In a given RSA system with public (n,e), how do I prove that there
exist more than
one possible secret exponent d that works ?
In other words, how can I show that there exists d' < phi(n), d' !=
e^(-1) mod(phi(n))
which correctly decrypts every message C =m^e modn ?

thanks alot!!
George

I don't know enough real mathematics to understand
Kristian Gjosteen's replies in this thread either, but...

Sorry. I'll try to sketch the argument below, with as little
mathematics as possible.

If n = p*q, phi(n) = (p-1)*(q-1) as I'm sure you already
know, but take lambda(n) = phi(n)/hcf(p-1, q-1), and
d = e^(-1) mod(lambda(n)). Then there at least two
exponents, d and d + lambda(n), which correctly
decrypt every message. In fact there are precisely
hcf(p-1, q-1) such exponents less than phi(n), only
one of which is e^(-1) mod(phi(n)).

I guess hcf is greatest common divisor (gcd).

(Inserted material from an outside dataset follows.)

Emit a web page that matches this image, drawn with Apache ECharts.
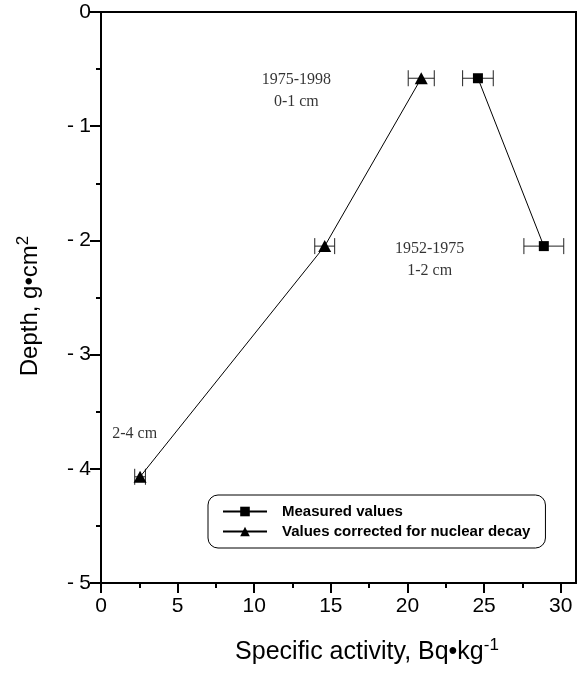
<!DOCTYPE html>
<html lang="en">
<head>
    <meta charset="UTF-8">
    <title>Specific activity vs depth</title>
    <style>
        html, body, #chart {
            width: 100%;
            height: 100%;
            margin: 0;
            padding: 0;
            background: #fff;
        }
    </style>
    <script src="https://cdn.jsdelivr.net/npm/echarts@6/dist/echarts.min.js"></script>
</head>
<body>
    <div id="chart"></div>
    <script>
        // values
        var measuredActivity = [24.6, 28.9];
        var measuredDepth = [-0.58, -2.05];
        var measuredErr = [1.0, 1.3];

        var correctedActivity = [20.9, 14.6, 2.55];
        var correctedDepth = [-0.58, -2.05, -4.07];
        var correctedErr = [0.85, 0.65, 0.35];

        var noteText = ['1975-1998\n0-1 cm', '1952-1975\n1-2 cm', '2-4 cm'];
        var noteX = [12.75, 21.45, 2.2];
        var noteY = [-0.69, -2.17, -3.69];

        var xMajor = [0, 5, 10, 15, 20, 25, 30];
        var xMinor = [2.5, 7.5, 12.5, 17.5, 22.5, 27.5];

        var sans = 'Arial, "Liberation Sans", Helvetica, sans-serif';
        var serif = '"Times New Roman", "Liberation Serif", serif';

        function pairs(xs, ys) {
            return xs.map(function (x, i) { return [x, ys[i]]; });
        }

        function errData(xs, ys, es) {
            return xs.map(function (x, i) { return [x, ys[i], es[i]]; });
        }

        function renderErr(params, api) {
            var x = api.value(0), y = api.value(1), e = api.value(2);
            var a = api.coord([x - e, y]);
            var b = api.coord([x + e, y]);
            var h = 8;
            var st = { stroke: '#222', lineWidth: 1 };
            return {
                type: 'group',
                children: [
                    { type: 'line', shape: { x1: a[0], y1: a[1], x2: b[0], y2: b[1] }, style: st },
                    { type: 'line', shape: { x1: a[0], y1: a[1] - h, x2: a[0], y2: a[1] + h }, style: st },
                    { type: 'line', shape: { x1: b[0], y1: b[1] - h, x2: b[0], y2: b[1] + h }, style: st }
                ]
            };
        }

        // minus sign a little apart from the digit, as in the figure
        function yLabel(v) {
            return v < 0 ? '-\u2005' + Math.abs(v) : String(v);
        }

        var chart = echarts.init(document.getElementById('chart'));

        var gridBox = { left: 101, right: 3, top: 12, bottom: 91, outerBoundsMode: 'none' };

        var option = {
            animation: false,
            backgroundColor: '#fff',
            grid: [
                Object.assign({ show: true, borderColor: '#000', borderWidth: 2 }, gridBox),
                // second grid only carries the minor ticks of x
                Object.assign({ show: false }, gridBox)
            ],
            xAxis: [{
                type: 'value',
                gridIndex: 0,
                min: 0,
                max: 31,
                position: 'bottom',
                splitLine: { show: false },
                axisLine: { show: true, onZero: false, lineStyle: { color: '#000', width: 2 } },
                axisTick: { show: true, length: 10, customValues: xMajor, lineStyle: { color: '#000', width: 2 } },
                axisLabel: { customValues: xMajor, color: '#000', fontSize: 21, fontFamily: sans, margin: 13 }
            }, {
                type: 'value',
                gridIndex: 1,
                min: 0,
                max: 31,
                position: 'bottom',
                splitLine: { show: false },
                axisLine: { show: false, onZero: false },
                axisTick: { show: true, length: 5, customValues: xMinor, lineStyle: { color: '#000', width: 2 } },
                axisLabel: { show: false }
            }],
            yAxis: [{
                type: 'value',
                gridIndex: 0,
                min: -5,
                max: 0,
                interval: 1,
                splitLine: { show: false },
                axisLine: { show: true, onZero: false, lineStyle: { color: '#000', width: 2 } },
                axisTick: { show: true, length: 11, lineStyle: { color: '#000', width: 2 } },
                minorTick: { show: true, splitNumber: 2, length: 5, lineStyle: { color: '#000', width: 2 } },
                axisLabel: { color: '#000', fontSize: 21, fontFamily: sans, margin: 10, formatter: yLabel }
            }, {
                type: 'value',
                gridIndex: 1,
                min: -5,
                max: 0,
                show: false
            }],
            legend: {
                left: 208,
                top: 495,
                orient: 'vertical',
                data: ['Measured values', 'Values corrected for nuclear decay'],
                itemWidth: 44,
                itemHeight: 12,
                itemGap: 5,
                padding: [9, 15, 9, 14],
                borderColor: '#000',
                borderWidth: 1,
                borderRadius: 10,
                textStyle: { color: '#000', fontSize: 15, fontWeight: 'bold', fontFamily: sans, padding: [0, 0, 0, 10] }
            },
            graphic: [{
                type: 'text',
                x: 367,
                y: 652,
                style: {
                    text: 'Specific activity, Bq\u2022kg{s|-1}',
                    fill: '#000',
                    font: '25px ' + sans,
                    textAlign: 'center',
                    textVerticalAlign: 'middle',
                    rich: { s: { fontSize: 17, fontFamily: sans, fill: '#000', padding: [0, 0, 14, 0] } }
                }
            }, {
                type: 'text',
                x: 30,
                y: 306,
                rotation: Math.PI / 2,
                style: {
                    text: 'Depth, g\u2022cm{s|2}',
                    fill: '#000',
                    font: '24px ' + sans,
                    textAlign: 'center',
                    textVerticalAlign: 'middle',
                    rich: { s: { fontSize: 17, fontFamily: sans, fill: '#000', padding: [0, 0, 14, 0] } }
                }
            }],
            series: [{
                name: 'errMeasured',
                type: 'custom',
                renderItem: renderErr,
                data: errData(measuredActivity, measuredDepth, measuredErr),
                silent: true,
                z: 1
            }, {
                name: 'errCorrected',
                type: 'custom',
                renderItem: renderErr,
                data: errData(correctedActivity, correctedDepth, correctedErr),
                silent: true,
                z: 1
            }, {
                name: 'Measured values',
                type: 'line',
                data: pairs(measuredActivity, measuredDepth),
                symbol: 'rect',
                symbolSize: 10,
                itemStyle: { color: '#000' },
                lineStyle: { color: '#000', width: 1 },
                z: 3
            }, {
                name: 'Values corrected for nuclear decay',
                type: 'line',
                data: pairs(correctedActivity, correctedDepth),
                symbol: 'triangle',
                symbolSize: [13, 12],
                itemStyle: { color: '#000' },
                lineStyle: { color: '#000', width: 1 },
                z: 3
            }, {
                name: 'notes',
                type: 'scatter',
                symbolSize: 0,
                silent: true,
                data: noteText.map(function (t, i) { return { name: t, value: [noteX[i], noteY[i]] }; }),
                label: {
                    show: true,
                    position: 'inside',
                    formatter: '{b}',
                    color: '#000',
                    fontSize: 16,
                    lineHeight: 22,
                    fontFamily: serif
                }
            }]
        };

        chart.setOption(option);
    </script>
</body>
</html>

This describes the possible decryption exponents, but does not actually
prove that they are valid decryption exponents.

For any x with gcd(x, n) = 1, the order of x divides lambda(n), that is,

x^lambda(n) = 1 (mod n) .

Second, gcd(p-1,q-1) must be at least 2, so lambda(n) <= phi(n)/2.
If 1 < d < phi(n)/2 is the inverse of e, then d+lambda(n) is also a
valid decryption exponent, since for any m relatively prime to n,

(m^e)^(d+lambda(n)) = (m^e)^d (m^e)^lambda(n) = m (mod n).

Filling in the missing cases should be easy. If it isn't, please
ask.

--
Kristian Gjøsteen
.